Published on April 02, 2024


Throwing away the quantities for your ingredients may result in a horrible mess - The starts of a GRC Story

 

Imagine a cookie recipe without quantities that’s only focused on ingredients.

What if someone were to tell you to pull out a mixing bowl and throw in a whole dozen eggs instead of one egg. And then throw in the whole bag of flour instead of just a half cup. Then they’d tell you to pour the entire bottle of vanilla into the bowl instead of one teaspoon. And that you must put the entire pound of butter in, instead of a half cup.

You get the picture. Ludicrous to imagine there’s be any such advice, and any such recipe would get thrown away because it’s so obnoxious & unrealistic!

The unfortunately reality is - This is how many of our GRC programs are stood up today.

We’re dumping in *all* the ingredients, without any appropriation.

We take the entirety of the frameworks and regulations into our companies – then try to satisfy vague, nebulous and generic language.
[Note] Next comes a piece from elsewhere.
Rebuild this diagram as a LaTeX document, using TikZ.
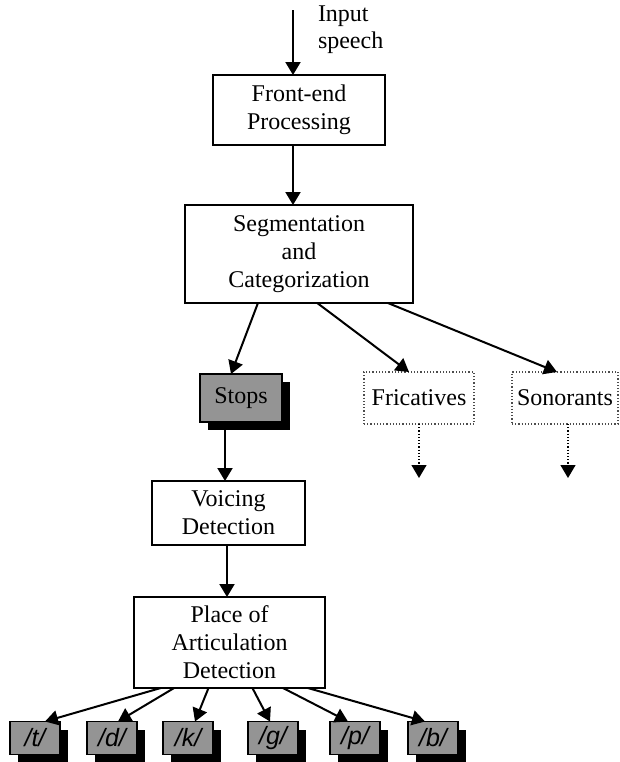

Ludicrous indeed!

This results in organizational-wide confusion, lack of ownership, inability to gather evidence, failed audits, and ineffective risk measurement. Pandemonium.

It is possible to appropriate GRC programs – Let’s understand the components to do this.

Your company operations are influenced by a combination of frameworks & regulations. These are outside of your company. These are not what the auditors show up to audit because they’re not looking for a regurgitation of what’s already publicly available.

Consider this…

Frameworks are written to intentionally be broadly applicable. It doesn’t matter if your company is… big or small, in this industry or that one, super mature or not at all, using this technology stack opposed to that one, leverage one or a lot of third parties, etc!

The language used in frameworks is by design vague, nebulous, theoretical and ethereal. This language is intended to be tailored to your company.

This means a translation has to happen to make the framework controls apply to you!

You must appropriate frameworks to match your own company and never write the controls verbatim into your own operations … unless … you can come up with evidence that the verbatim version actually occurs in your operations!

As far as regulations, this is the law. There’s still a way to satisfy the requirements of the regulation(s) that governs your operations without creating excess unnecessary noise!

Some regulation statements won’t ever apply to you. Example, you’re a biotech and made meds governed by the FDA. You will take the FDA requirement that says “if you make goat milk ice cream, you have to use goat milk” (21 CFR 135.115), acknowledge the requirement, and detail how this requirement doesn’t apply to you.

If it doesn’t apply to you, explain why, and don’t track it!

When combining frameworks and regulations, the result is typically a very large dataset. What should come next is not a technology solution, but rather some collaborative decision makers gathering to contribute to company-specific controls.